I sit at the fire and see the hills of my home. Or rather, not my home, for they belong only to our eyes (as much as anything can belong to anyone). But I’m beside the point which is about when I look at those hills. I think about the haphazard crossings of other lives with mine. I think about the reflection of the trees on the pond. There’s a row of pines and red berries on branches. This is my home. I think that I’ll look at these same hills when I’m dying. But mostly, I think about chickens. 

II. 

Chickens in the cold, pecking, fretting, and groaning. Chickens running and tottering, flapping their small wings. Chickens huddled in the shed, making their comforting sounds. Chickens’ eyes get heavy as they fall asleep with the warmth of their sisters. Thinking of them, I won’t have nightmares tonight. 

III.

But often I do have nightmares. Looking at the yellow and grey evening sky, I think how chickens, sadly, do die. A mink’s massacre… A kindness after injuries… Accidents. “This is why I’m not ready to have a child,” I say over breakfast. But I accidentally became a chicken mother. 

IV. 

If I told you to picture a bird, I bet you would not think of a chicken. Chickens are seen as commodities, not animals.

But did you know?

They can tell apart over a hundred different chickens.

They have close friends.

They solve problems.

They grieve, and they love.

Chickens are people. We are chickens in other forms.

VI. 

Six remain this morning. 

I swear their eyes got wider. 

Some have blood on them.

Layered cream feathers. 

Hefty yet delicate. 

Red faces, gold eyes. 

In those eye I’ve seen

myself, since they were babies.

They aren’t stupid. 

I think of chickens.

I wonder what it’s like

inside their minds.

I cry for the flock.

How they clung to the bodies.

(How they search and call for each other, still.)

All we can do now is heal.

VII.

I sit at the fire again. The cherry trees stand out dark and curvy on the skyline, stretching towards the long clouds and silhouetted by the white hills. I hear the chickens in the distance, clucking and cooing. The rooster crows. My hands are white and cold as I write in my notebook with my cherished pen.

When things go wrong, we must come together. When bad things happen, we are drawn together, huddling to stay warm. We tend to our flock. We are creatures of instinct. If we cannot do this, the hurt is deep. I’ve known that hurt. I belong now.

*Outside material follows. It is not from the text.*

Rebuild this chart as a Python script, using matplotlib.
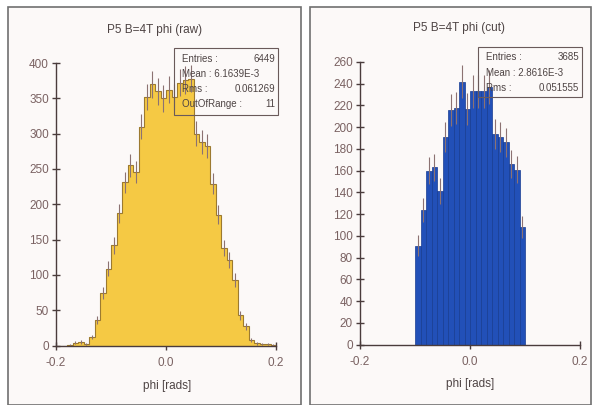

I belong with the forest, the hills, the garden, my rabbits, the deer, the grass carp and largemouth bass. I belong with the cherry trees, the maples, the ducks, the chickadees, the harriers, the swallows, the coyotes howling in the distance, and the foxes yipping. I belong with the grove of pine trees, the dirt, the clay, the rain, the snow, the sun, the meteors, the stars, and the moon. I belong in the woods, in the pine grove, in the lake, warm in my bed, in his arms on the couch, typing at my desk, walking across the fields, and here by the fire. I belong with the chickens.

When you love, life is brutal. When life is brutal, you must love.